Given this set up, one implemented "dataflow pipes" by brute force.  You have
a command port shared by all processes in the pipe, and as many data ports as
you wish.  You start up each process with a list of the named ports it is to
use as input and output, and the code within each process would then connect to
each of its input ports.  It was not necessary to use more than output port
(since ports can have an arbitrary # of readers) unless you wished to produce
different streams (say, stdout and stderr).  And since this a real time OS, and
since message sent to a port are lost if no one is there to receive them, each
process in the pipe connected to the command port and waited for the 'start'
command.

One example of this was a pipe that took input from an arbitrary number of
sources (usually at least a disk file and a synthesizer), merged the input
streams (sorted in real time order), and wrote the result to an output port.
The output was often redirected to at least two devices - a disk file, and a
synthesizer.  Disk files and synthesizers had device drivers which allowed them
to be treated as ports for input, and as processes for output.

The commands to set this up were something like:

1. start up a file reader process for each input file
   parameters are name of input file "port" (device driver)a
   and name of output port
	(this was necessary so the files would present their input to the
	 merger process without being queried - the files contain timestamped
	 messages which the reader process would send at appropriate times
	 relative to the "start" command)
2. start up merger process
   parameters are list of input ports and name of output port
3. connect output file(s) & synthesizer "processes" (device drivers)
   to merger output port
4. give "start" command

On the "start" command, the file readers would start sending messages, and the
merger would start reading its messages.  You could also start generating input
from any of the synthesizer devices at this time.  Given a "dataflow shell",
the kludge of the "start" command would be unnecessary - at any rate, it would
be hidden from you by the shell (since this is a real time system, you
probably would have to keep the model of starting up each process and have them
wait).  The kludge of the named ports for reader & merger output could also be
done away with - the shell would presumably set these up for you.
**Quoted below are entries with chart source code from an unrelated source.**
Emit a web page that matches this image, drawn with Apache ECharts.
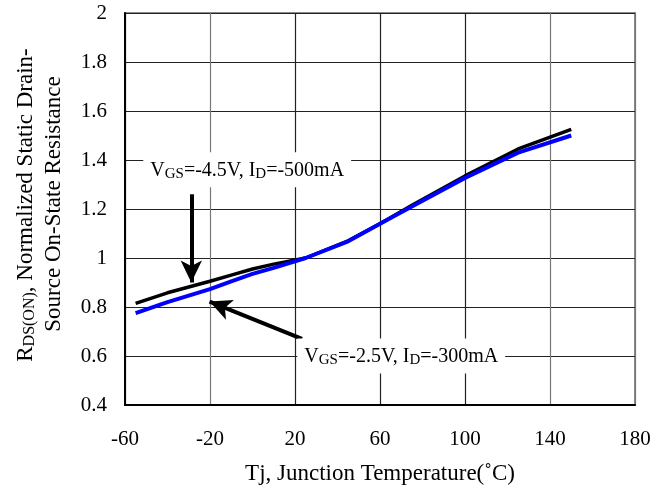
<!DOCTYPE html>
<html>
<head>
<meta charset="utf-8">
<script src="https://cdn.jsdelivr.net/npm/echarts@6/dist/echarts.min.js"></script>
<style>
  html, body { margin: 0; padding: 0; background: #fff; }
  #chart { width: 654px; height: 485px; }
</style>
</head>
<body>
<div id="chart"></div>
<script>
// Normalized on-resistance vs junction temperature
const tempVgs45 = [-55, -40, -20, -10, 0, 10, 25, 45, 60, 75, 100, 125, 150];
const rdsVgs45  = [0.815, 0.858, 0.905, 0.93, 0.955, 0.975, 1.0, 1.07, 1.14, 1.215, 1.335, 1.445, 1.525];
const tempVgs25 = [-55, -40, -20, -10, 0, 10, 25, 45, 60, 75, 100, 125, 150];
const rdsVgs25  = [0.775, 0.82, 0.873, 0.905, 0.935, 0.96, 1.0, 1.068, 1.14, 1.21, 1.327, 1.43, 1.50];

const xTicks = { min: -60, max: 180, step: 40 };
const yTicks = { min: 0.4, max: 2, step: 0.2 };

// Arrow end points (data units): [tail, head]
const arrow45 = [[-28.8, 1.26], [-28.8, 0.9]];
const arrow25 = [[23.3, 0.67], [-20.2, 0.822]];
// Annotation anchors (data units)
const label45At = [-2.5, 1.36];
const label25At = [70, 0.6];

const FONT = '"Liberation Serif", "Times New Roman", serif';

const pair = (xs, ys) => xs.map((x, i) => [x, ys[i]]);

const chart = echarts.init(document.getElementById('chart'), null, { renderer: 'canvas' });

const arrowStyle = { color: '#000', width: 4, type: 'solid' };

chart.setOption({
  animation: false,
  backgroundColor: '#fff',
  grid: {
    left: 125, right: 19, top: 13, bottom: 80,
    containLabel: false, outerBoundsMode: 'none',
    show: true, borderColor: '#8a8a8a', borderWidth: 2, backgroundColor: 'transparent'
  },
  xAxis: {
    type: 'value',
    min: xTicks.min, max: xTicks.max, interval: xTicks.step,
    axisLine: { show: true, onZero: false, lineStyle: { color: '#000', width: 2 } },
    axisTick: { show: false },
    axisLabel: { color: '#000', fontFamily: FONT, fontSize: 21, margin: 24 },
    splitLine: {
      show: true,
      lineStyle: { color: ['#000', '#777', '#222', '#222', '#222', '#777', '#777'], width: 1.2 }
    },
    name: 'Tj, Junction Temperature(˚C)',
    nameLocation: 'middle', nameGap: 57,
    nameTextStyle: { color: '#000', fontFamily: FONT, fontSize: 23 }
  },
  yAxis: {
    type: 'value',
    min: yTicks.min, max: yTicks.max, interval: yTicks.step,
    axisLine: { show: true, onZero: false, lineStyle: { color: '#000', width: 2 } },
    axisTick: { show: false },
    axisLabel: {
      color: '#000', fontFamily: FONT, fontSize: 21, margin: 18,
      formatter: v => String(+v.toFixed(1))
    },
    splitLine: { show: true, lineStyle: { color: '#222', width: 1.2 } }
  },
  series: [
    {
      name: 'VGS=-4.5V',
      type: 'line',
      data: pair(tempVgs45, rdsVgs45),
      showSymbol: false,
      smooth: false,
      lineStyle: { color: '#000', width: 3.5 },
      z: 2,
      markLine: {
        silent: true,
        symbol: ['none', 'arrow'],
        symbolSize: [16, 22],
        label: { show: false },
        lineStyle: arrowStyle,
        data: [
          [{ coord: arrow45[0] }, { coord: arrow45[1] }],
          [{ coord: arrow25[0] }, { coord: arrow25[1] }]
        ]
      }
    },
    {
      name: 'VGS=-2.5V',
      type: 'line',
      data: pair(tempVgs25, rdsVgs25),
      showSymbol: false,
      smooth: false,
      lineStyle: { color: '#0000ff', width: 4 },
      z: 3
    }
  ]
});

// Annotation text with subscripts, placed from data coordinates
function noteText(main1, sub1, mid, sub2, tail) {
  return `{n|${main1}}{s|${sub1}}{n|${mid}}{s|${sub2}}{n|${tail}}`;
}
const rich = {
  n: { fontFamily: FONT, fontSize: 20, color: '#000' },
  s: { fontFamily: FONT, fontSize: 15, color: '#000', verticalAlign: 'bottom', padding: [6, 0, 0, 0] }
};
const p45 = chart.convertToPixel({ gridIndex: 0 }, label45At);
const p25 = chart.convertToPixel({ gridIndex: 0 }, label25At);

chart.setOption({
  graphic: [
    {
      type: 'text', x: p45[0], y: p45[1], z: 10,
      style: {
        text: noteText('V', 'GS', '=-4.5V, I', 'D', '=-500mA'),
        rich, align: 'center', verticalAlign: 'middle',
        backgroundColor: '#fff', padding: [8, 7, 6, 7]
      }
    },
    {
      type: 'text', x: p25[0], y: p25[1], z: 10,
      style: {
        text: noteText('V', 'GS', '=-2.5V, I', 'D', '=-300mA'),
        rich, align: 'center', verticalAlign: 'middle',
        backgroundColor: '#fff', padding: [8, 7, 6, 7]
      }
    },
    {
      type: 'text', x: 26, y: 205, rotation: Math.PI / 2, z: 10,
      style: {
        text: '{n|R}{s|DS(ON)}{n|, Normalized Static Drain-}',
        rich: {
          n: { fontFamily: FONT, fontSize: 23, color: '#000' },
          s: { fontFamily: FONT, fontSize: 16, color: '#000', padding: [7, 0, 0, 0] }
        },
        align: 'center', verticalAlign: 'middle'
      }
    },
    {
      type: 'text', x: 54, y: 204, rotation: Math.PI / 2, z: 10,
      style: {
        text: 'Source On-State Resistance',
        fontFamily: FONT, fontSize: 23, fill: '#000',
        align: 'center', verticalAlign: 'middle'
      }
    }
  ]
});
</script>
</body>
</html>
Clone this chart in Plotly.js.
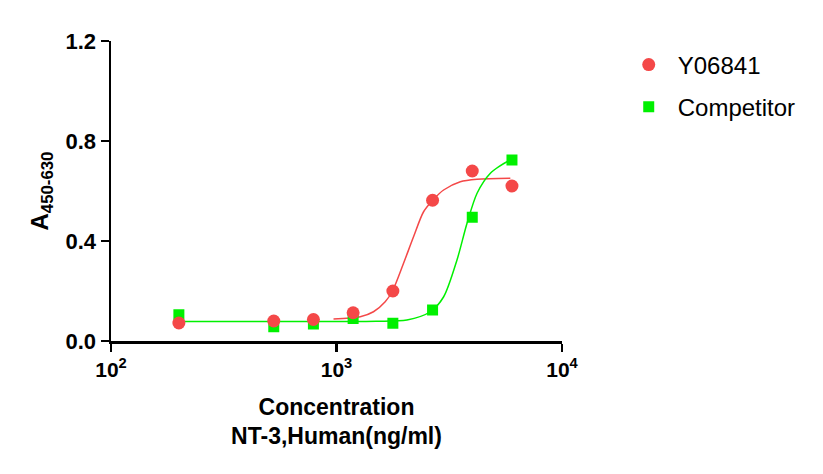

Graphically, what we have is the following:

inputfile1 --- reader1 \
                        |
inputfile2 --- reader2  |         outputfile1 (device driver)
                      \ |        /
                       merger ---
                      / |        \
synthesizer1 ---------  |         synthesizer1 (device driver)
                        |
                       /
synthesizer2 ----------

Given that a) the Bourne shell method of knowing file descriptors used for I/O
by programs does not fit in well with this message based model; and b) it is
excruciatingly ugly; can anyone suggest a syntax for expressing this sort of
thing?

--------------
Marc Sabatella
marc%hpfcrt@hplabs.hp.com